Vampiros modernos
Por la época en que Ferrara rodaba su modélico turbador filme, un raro especimen de cineasta independiente, Michael Almereyda, obtenía de David Lynch el apoyo para rodar, también en blanco y negro, otro filme sobre vampiros revisionistas, y qué revisionistas que resultan. Hermanos mellizo, los Ceausescu-Drácula así dicen llamarse, no son ambos rigurosamente vampiros: él, enamorado de una mortal enfermera, está postrado e inconsciente en un lecho, quiere romper con la familia e incluso ayudará a un histérico, marciano, Van Hesling, que se parece mucho a Peter Fonda, a acabar con la dinastía; ella -la Nadja cuyo nombre han tomado prestado al bueno de André Breton y que tiene como esclavo a un sumiso Reinfield- sí que lo es, y a ratos se muestra como lesbiana.No es que, como al oficial romano, le pese la inmortalidad; lo que la mata, parece, es la superficialidad del mundo y sus gentes... o así se lo confiesa a una víctima potencial.
Nadja
Dirección y guión: Michael Almereyda. Fotografía: Jim Denault. Música: Simon Fisher-Turner. Producción: David Lynch, EE UU, 1994. Intérpretes: Elina Lbwensohn, Jared Harrís, Peter Fonda, Martin Donovan, Galaxy Craze, Suzy Amis, D. Lynch. Estreno en Madrid: cine Alphaville.
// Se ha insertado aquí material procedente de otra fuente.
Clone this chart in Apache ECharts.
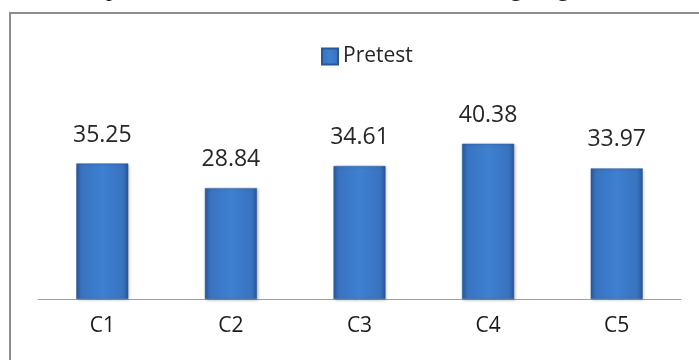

Con esos elementos, más Lucy y su esposo enamorado, como en la novela de Stolcer en que se basan tantos filmes sobre los no-hombres, más citas extraídas de aquí y de allá, de Cocteau a Bela Lugosi, Almereyda nos suelta un mecanismo convenientemente modernete, rodado con técnicas videográficas, que se parece más a un capricho del género -"veis qué listo que soy"- que a un filme con su propia lógica interna.
Ni parodia ni mera recreación del subgénero más fecundo del cine terrorífico, Nadja es, sobre todo, una aburrida broma pretendidamente intelectual, un pedante juguete para atrapar incautos con cuatro movimientos de cámara supuestamente innovadores, al tiempo que se inscribe, un eslabón más, en la cadena de vampiros "raritos".
Incesto
Si hasta ahora la sangre parecía ser el único motor que explicaba el comportamiento ancestral, de las criaturas de la noche, ahora se nos sugiere que tal vez el tabú por el que les hemos condenado nosotros, los "normales", no sea su sed de inmortalidad, sino la transgresión del incesto. Un final abierto abona abundantemente, quizá abusivamente la tesis; pero no se confunda el sagaz lector: a la postre, Nadja no es más que un cachivache posmoderno que no logró confundir ni siquiera a los habitualmente poco exigentes amantes del género en su anual comparecencia en Sitges: cuando se pasó en el festival suburense, hace un par de años, hasta los más insensatos huimos despavoridos de la sala.